Russian politician (born 1967)

Yelena Gennadyevna Zlenko (Russian: Елена Геннадьевна Зленко; born on 20 June 1967), is a Russian politician who is a member of the Federation Council from the executive authority of Yamalo-Nenets Autonomous Okrug from 18 September 2018 to 12 September 2023.

Due to support for the violation of the territorial integrity of Ukraine during the Russo-Ukrainian war, she is under personal international sanctions from the European Union, the United States, the United Kingdom and a number of other countries.

==Biography==

Yelena Zlenko was born in Tyumen on 20 June 1967.

In 1989 she graduated with honors from the Tyumen State Institute of Architecture and Construction with a degree in economics and management in construction. Then until 1994 she worked there at the Department of Political Economy.

From 1991 to 1994 she studied at the graduate school of the Tyumen State University. In 1994 she headed the specialized fund "Housing" under the administration of the Yamalo-Nenets Autonomous Okrug. In 2003, she became the secretary of the political council of the Salekhard branch of the United Russia party.

In 2004 she underwent professional retraining at the Academy of National Economy under the Government of the Russia, which later, together with several other universities, was merged into the Russian Academy of National Economy and Public Administration under the President of the Russia.

On 27 March 2005 Zlenko was elected from the United Russia as a member of the State Duma of the YNAO of the IV convocation.

On 14 March 2010 she was re-elected, again from United Russia, to the Legislative Assembly of the Yamalo-Nenets Okrug of the 5th convocation.

On 13 September 2015 she was re-elected to the Yamalo-Nenets Parliament of the VI convocation, however she resigned ahead of schedule.

In the Legislative Assembly of the fifth and sixth convocations, she was the deputy chairman.
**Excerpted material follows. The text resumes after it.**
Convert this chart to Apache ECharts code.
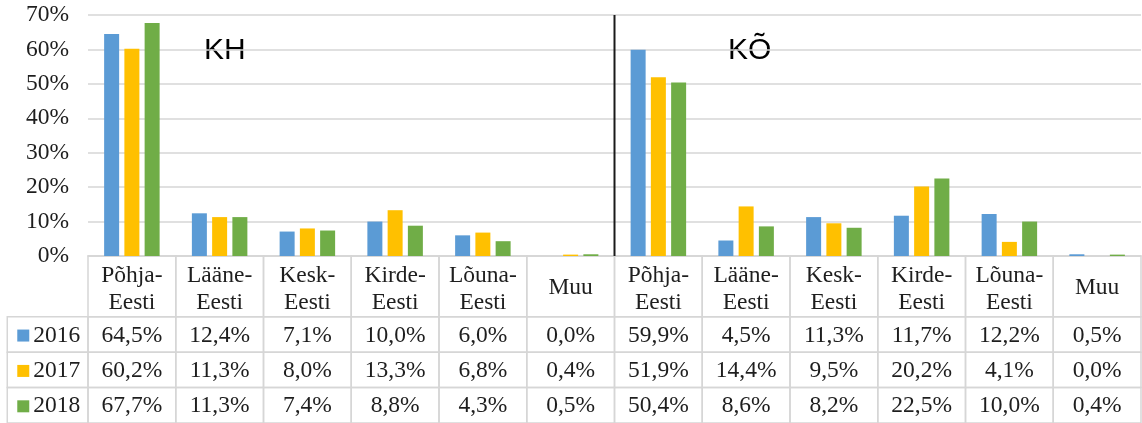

On 10 September 2018 Zleno was vested with the powers of a member of the Federation Council – a representative from the executive authority of the Yamalo-Nenets Autonomous Okrug.

At a meeting with the governor of the Yamalo–Nenets Autonomous Okrug, Dmitry Artyukhov, she named support for such infrastructure projects as the Northern Latitudinal Railway and the Northern Latitudinal Railway – 2, as well as the development of the social sphere, among the priority areas of her work in the upper house of the Federal Assembly.